| Exercise |
Each line from the top of the listing through the one holding "ac_sig_y = [3.47, 3.65]" should be restated word for word, with nothing added and no pictures.

========================

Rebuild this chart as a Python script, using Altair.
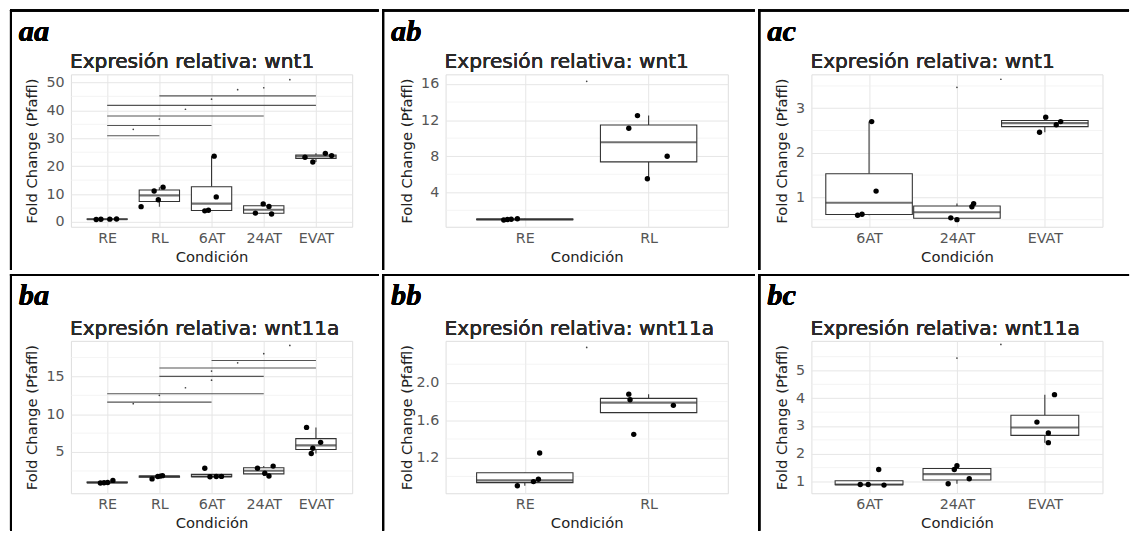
import altair as alt
import pandas as pd

SANS = "DejaVu Sans"
SERIF = "Liberation Serif"

# ---------------- data ----------------
# aa : wnt1, all conditions
aa_cats = ["RE", "RL", "6AT", "24AT", "EVAT"]
aa_cond = ["RE"] * 4 + ["RL"] * 4 + ["6AT"] * 4 + ["24AT"] * 4 + ["EVAT"] * 4
aa_fc = [0.93, 0.98, 1.02, 1.07, 5.5, 11.1, 8.0, 12.5, 4.0, 4.2, 9.0, 23.6,
         3.2, 6.5, 5.6, 2.9, 23.2, 21.5, 24.6, 23.8]
aa_jit = [-0.21, -0.12, 0.05, 0.18, -0.35, -0.10, -0.02, 0.07, -0.13, -0.06, 0.09, 0.05,
          -0.16, -0.01, 0.10, 0.15, -0.21, -0.06, 0.18, 0.30]
aa_br_from = ["RE", "RE", "RE", "RE", "RL"]
aa_br_to = ["RL", "6AT", "24AT", "EVAT", "EVAT"]
aa_br_y = [30.9, 34.6, 38.0, 41.8, 45.2]
aa_sig_from = ["RE", "RE", "RE", "RE", "RL", "6AT", "24AT"]
aa_sig_to = ["RL", "6AT", "24AT", "EVAT", "EVAT", "EVAT", "EVAT"]
aa_sig_y = [33.2, 36.9, 40.4, 44.0, 47.4, 48.1, 51.0]

# ab : wnt1, RE vs RL
ab_cats = ["RE", "RL"]
ab_cond = ["RE"] * 4 + ["RL"] * 4
ab_fc = [0.93, 0.98, 1.02, 1.07, 11.1, 12.5, 8.0, 5.5]
ab_jit = [-0.17, -0.14, -0.11, -0.06, -0.16, -0.09, 0.15, -0.01]
ab_sig_from = ["RE"]
ab_sig_to = ["RL"]
ab_sig_y = [16.3]

# ac : wnt1, 6AT / 24AT / EVAT
ac_cats = ["6AT", "24AT", "EVAT"]
ac_cond = ["6AT"] * 4 + ["24AT"] * 4 + ["EVAT"] * 4
ac_fc = [0.60, 0.62, 1.14, 2.70, 0.54, 0.50, 0.79, 0.86, 2.46, 2.80, 2.63, 2.70]
ac_jit = [-0.13, -0.08, 0.08, 0.03, -0.07, 0.0, 0.17, 0.19, -0.06, 0.01, 0.13, 0.18]
ac_sig_from = ["6AT", "24AT"]
ac_sig_to = ["EVAT", "EVAT"]
ac_sig_y = [3.47, 3.65]

# ba : wnt11a, all conditions
ba_cats = ["RE", "RL", "6AT", "24AT", "EVAT"]
ba_cond = ["RE"] * 4 + ["RL"] * 4 + ["6AT"] * 4 + ["24AT"] * 4 + ["EVAT"] * 4
ba_fc = [0.90, 0.945, 0.97, 1.25, 1.45, 1.76, 1.82, 1.88, 2.86, 1.74, 1.76, 1.78,
         2.86, 2.20, 1.84, 3.14, 8.26, 6.28, 5.50, 4.80]
ba_jit = [-0.13, -0.06, 0.01, 0.11, -0.14, -0.03, 0.02, 0.06, -0.13, -0.03, 0.09, 0.19,
          -0.12, 0.02, 0.10, 0.18, -0.18, 0.09, -0.06, -0.09]
ba_br_from = ["RE", "RE", "RL", "RL", "6AT"]
ba_br_to = ["6AT", "24AT", "24AT", "EVAT", "EVAT"]
ba_br_y = [11.6, 12.7, 15.0, 16.1, 17.1]
ba_sig_from = ["RE", "RE", "RE", "RE", "RL", "RL", "6AT", "24AT"]
ba_sig_to = ["RL", "6AT", "24AT", "EVAT", "24AT", "EVAT", "EVAT", "EVAT"]
ba_sig_y = [11.4, 12.5, 13.5, 14.5, 15.7, 16.8, 18.0, 19.1]

# bb : wnt11a, RE vs RL
bb_cats = ["RE", "RL"]
bb_cond = ["RE"] * 4 + ["RL"] * 4
bb_fc = [0.90, 0.945, 0.97, 1.25, 1.88, 1.82, 1.76, 1.45]
bb_jit = [-0.06, 0.07, 0.11, 0.12, -0.16, -0.15, 0.20, -0.12]
bb_sig_from = ["RE"]
bb_sig_to = ["RL"]
bb_sig_y = [2.38]

# bc : wnt11a, 6AT / 24AT / EVAT
bc_cats = ["6AT", "24AT", "EVAT"]
bc_cond = ["6AT"] * 4 + ["24AT"] * 4 + ["EVAT"] * 4
bc_fc = [0.89, 0.89, 0.87, 1.43, 0.92, 1.43, 1.57, 1.10, 4.13, 3.14, 2.75, 2.40]
bc_jit = [-0.10, -0.01, 0.17, 0.11, -0.10, -0.03, 0.0, 0.14, 0.11, -0.09, 0.04, 0.04]
bc_sig_from = ["6AT", "24AT"]
bc_sig_to = ["EVAT", "EVAT"]
bc_sig_y = [5.45, 5.94]

# axis ranges / breaks
aa_ydom, aa_major, aa_minor = [-1.7, 52.9], [0, 10, 20, 30, 40, 50], [5, 15, 25, 35, 45]
ab_ydom, ab_major, ab_minor = [0.18, 17.07], [4, 8, 12, 16], [2, 6, 10, 14]
ac_ydom, ac_major, ac_minor = [0.34, 3.76], [1, 2, 3], [0.5, 1.5, 2.5, 3.5]
ba_ydom, ba_major, ba_minor = [-0.45, 19.7], [5, 10, 15], [2.5, 7.5, 12.5, 17.5]
bb_ydom, bb_major, bb_minor = [0.82, 2.45], [1.2, 1.6, 2.0], [1.0, 1.4, 1.8, 2.2]
bc_ydom, bc_major, bc_minor = [0.575, 6.07], [1, 2, 3, 4, 5], [1.5, 2.5, 3.5, 4.5, 5.5]

TITLE1 = "Expresión relativa: wnt1"
TITLE2 = "Expresión relativa: wnt11a"

GRID = "#e6e6e6"
GRID_MINOR = "#efefef"
INK = "#333333"


def panel(label, title, cats, cond, fc, jit, ydom, major, minor,
          sig_from, sig_to, sig_y, br_from=None, br_to=None, br_y=None,
          cellW=377, cellH=265, L=62, T=66, W=286, H=155, box_px=41, ytx=-40):
    idx = {c: i for i, c in enumerate(cats)}
    n = len(cats)
    df = pd.DataFrame({"cond": cond, "fc": fc, "jit": jit})
    df["xi"] = df["cond"].map(idx)
    df["xj"] = df["xi"] + df["jit"]

    xscale = alt.Scale(domain=[-0.6, n - 0.4], nice=False, zero=False)
    yscale = alt.Scale(domain=ydom, nice=False, zero=False)
    label_expr = "[" + ",".join("'%s'" % c for c in cats) + "][datum.value]"
    xaxis = alt.Axis(values=list(range(n)), labelExpr=label_expr, title="Condición",
                     grid=True, gridColor=GRID, gridWidth=1, ticks=False, domain=False,
                     labelFont=SANS, labelFontSize=14.5, labelColor="#555555",
                     labelPadding=5, labelFlush=False,
                     titleFont=SANS, titleFontSize=15, titleFontWeight="normal",
                     titleColor="#222222", titleY=30, titleBaseline="middle")
    yaxis = alt.Axis(values=major, title="Fold Change (Pfaffl)",
                     grid=True, gridColor=GRID, gridWidth=1, ticks=False, domain=False,
                     labelFont=SANS, labelFontSize=14.5, labelColor="#555555",
                     labelPadding=7, labelFlush=False,
                     titleFont=SANS, titleFontSize=15, titleFontWeight="normal",
                     titleColor="#222222", titleX=ytx, titleY=H / 2,
                     titleBaseline="middle", titleAlign="center")

    def X(f):
        return alt.X(f, type="quantitative", scale=xscale, axis=xaxis)

    def Y(f):
        return alt.Y(f, type="quantitative", scale=yscale, axis=yaxis)

    layers = []
    mdf = pd.DataFrame({"m": minor})
    layers.append(alt.Chart(mdf).mark_rule(color=GRID_MINOR, strokeWidth=0.7).encode(y=Y("m")))

    base = alt.Chart(df)
    layers.append(base.mark_boxplot(
        extent=1.5, size=box_px, orient="vertical", outliers=False,
        box={"fill": "white", "stroke": INK, "strokeWidth": 1.1},
        median={"color": INK, "thickness": 2.2},
        rule={"color": INK, "strokeWidth": 1.1},
    ).encode(x=X("xi"), y=Y("fc")))

    if br_from:
        bdf = pd.DataFrame({"a": [idx[c] for c in br_from], "b": [idx[c] for c in br_to], "y": br_y})
        layers.append(alt.Chart(bdf).mark_rule(color="#555555", strokeWidth=1.1).encode(
            x=X("a"), x2="b", y=Y("y")))

    sdf = pd.DataFrame({"a": [idx[c] for c in sig_from], "b": [idx[c] for c in sig_to], "y": sig_y})
    layers.append(alt.Chart(sdf).transform_calculate(m="(datum.a + datum.b) / 2")
                  .mark_circle(size=3, color="#444444", opacity=1).encode(x=X("m:Q"), y=Y("y")))

    layers.append(base.mark_circle(size=30, color="black", opacity=1).encode(x=X("xj"), y=Y("fc")))

    # cell border (top and left edges), panel letter and panel title
    layers.append(alt.Chart(mdf).mark_rule(color="black", strokeWidth=2).encode(
        x=alt.value(-L), x2=alt.value(cellW - L), y=alt.value(-T + 1)))
    layers.append(alt.Chart(mdf).mark_rule(color="black", strokeWidth=2).encode(
        x=alt.value(-L + 1), y=alt.value(-T), y2=alt.value(cellH - T)))
    layers.append(alt.Chart(mdf).mark_text(
        font=SERIF, fontSize=31, fontStyle="italic", fontWeight="bold",
        align="left", baseline="alphabetic", color="black").encode(
        x=alt.value(-L + 9), y=alt.value(-T + 32), text=alt.value(label)))
    layers.append(alt.Chart(mdf).mark_text(
        font=SANS, fontSize=20.5, fontWeight="normal", align="left", baseline="alphabetic",
        color="#2a2a2a").encode(
        x=alt.value(-1), y=alt.value(-6), text=alt.value(title)))

    return alt.layer(*layers).properties(width=W, height=H)


pa = panel("aa", TITLE1, aa_cats, aa_cond, aa_fc, aa_jit, aa_ydom, aa_major, aa_minor,
           aa_sig_from, aa_sig_to, aa_sig_y, aa_br_from, aa_br_to, aa_br_y,
           cellW=375, cellH=265, L=62, T=66, W=286, box_px=41, ytx=-40.5)
pb = panel("ab", TITLE1, ab_cats, ab_cond, ab_fc, ab_jit, ab_ydom, ab_major, ab_minor,
           ab_sig_from, ab_sig_to, ab_sig_y,
           cellW=379, cellH=265, L=64.5, T=66, W=287, box_px=98, ytx=-40)
pc = panel("ac", TITLE1, ac_cats, ac_cond, ac_fc, ac_jit, ac_ydom, ac_major, ac_minor,
           ac_sig_from, ac_sig_to, ac_sig_y,
           cellW=377, cellH=265, L=54, T=66, W=296, box_px=88, ytx=-30.5)
pd_ = panel("ba", TITLE2, ba_cats, ba_cond, ba_fc, ba_jit, ba_ydom, ba_major, ba_minor,
            ba_sig_from, ba_sig_to, ba_sig_y, ba_br_from, ba_br_to, ba_br_y,
            cellW=375, cellH=261, L=62, T=68, W=286, box_px=41, ytx=-40.5)
pe = panel("bb", TITLE2, bb_cats, bb_cond, bb_fc, bb_jit, bb_ydom, bb_major, bb_minor,
           bb_sig_from, bb_sig_to, bb_sig_y,
           cellW=379, cellH=261, L=64.5, T=68, W=287, box_px=98, ytx=-40)
pf = panel("bc", TITLE2, bc_cats, bc_cond, bc_fc, bc_jit, bc_ydom, bc_major, bc_minor,
           bc_sig_from, bc_sig_to, bc_sig_y,
           cellW=377, cellH=261, L=54, T=68, W=296, box_px=69, ytx=-30.5)

row1 = alt.hconcat(pa, pb, pc, spacing=0)
row2 = alt.hconcat(pd_, pe, pf, spacing=0)
chart = alt.vconcat(row1, row2, spacing=0).properties(
    padding={"left": 0, "top": -5, "right": 0, "bottom": 0}
).configure_view(stroke=None).configure(background="white")

chart.save("out.html", embed_options={"renderer": "svg", "actions": False})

========================

| Solution to this task |
Rebuild this chart as a Python script, using Altair.
import altair as alt
import pandas as pd

SANS = "DejaVu Sans"
SERIF = "Liberation Serif"

# ---------------- data ----------------
# aa : wnt1, all conditions
aa_cats = ["RE", "RL", "6AT", "24AT", "EVAT"]
aa_cond = ["RE"] * 4 + ["RL"] * 4 + ["6AT"] * 4 + ["24AT"] * 4 + ["EVAT"] * 4
aa_fc = [0.93, 0.98, 1.02, 1.07, 5.5, 11.1, 8.0, 12.5, 4.0, 4.2, 9.0, 23.6,
         3.2, 6.5, 5.6, 2.9, 23.2, 21.5, 24.6, 23.8]
aa_jit = [-0.21, -0.12, 0.05, 0.18, -0.35, -0.10, -0.02, 0.07, -0.13, -0.06, 0.09, 0.05,
          -0.16, -0.01, 0.10, 0.15, -0.21, -0.06, 0.18, 0.30]
aa_br_from = ["RE", "RE", "RE", "RE", "RL"]
aa_br_to = ["RL", "6AT", "24AT", "EVAT", "EVAT"]
aa_br_y = [30.9, 34.6, 38.0, 41.8, 45.2]
aa_sig_from = ["RE", "RE", "RE", "RE", "RL", "6AT", "24AT"]
aa_sig_to = ["RL", "6AT", "24AT", "EVAT", "EVAT", "EVAT", "EVAT"]
aa_sig_y = [33.2, 36.9, 40.4, 44.0, 47.4, 48.1, 51.0]

# ab : wnt1, RE vs RL
ab_cats = ["RE", "RL"]
ab_cond = ["RE"] * 4 + ["RL"] * 4
ab_fc = [0.93, 0.98, 1.02, 1.07, 11.1, 12.5, 8.0, 5.5]
ab_jit = [-0.17, -0.14, -0.11, -0.06, -0.16, -0.09, 0.15, -0.01]
ab_sig_from = ["RE"]
ab_sig_to = ["RL"]
ab_sig_y = [16.3]

# ac : wnt1, 6AT / 24AT / EVAT
ac_cats = ["6AT", "24AT", "EVAT"]
ac_cond = ["6AT"] * 4 + ["24AT"] * 4 + ["EVAT"] * 4
ac_fc = [0.60, 0.62, 1.14, 2.70, 0.54, 0.50, 0.79, 0.86, 2.46, 2.80, 2.63, 2.70]
ac_jit = [-0.13, -0.08, 0.08, 0.03, -0.07, 0.0, 0.17, 0.19, -0.06, 0.01, 0.13, 0.18]
ac_sig_from = ["6AT", "24AT"]
ac_sig_to = ["EVAT", "EVAT"]
ac_sig_y = [3.47, 3.65]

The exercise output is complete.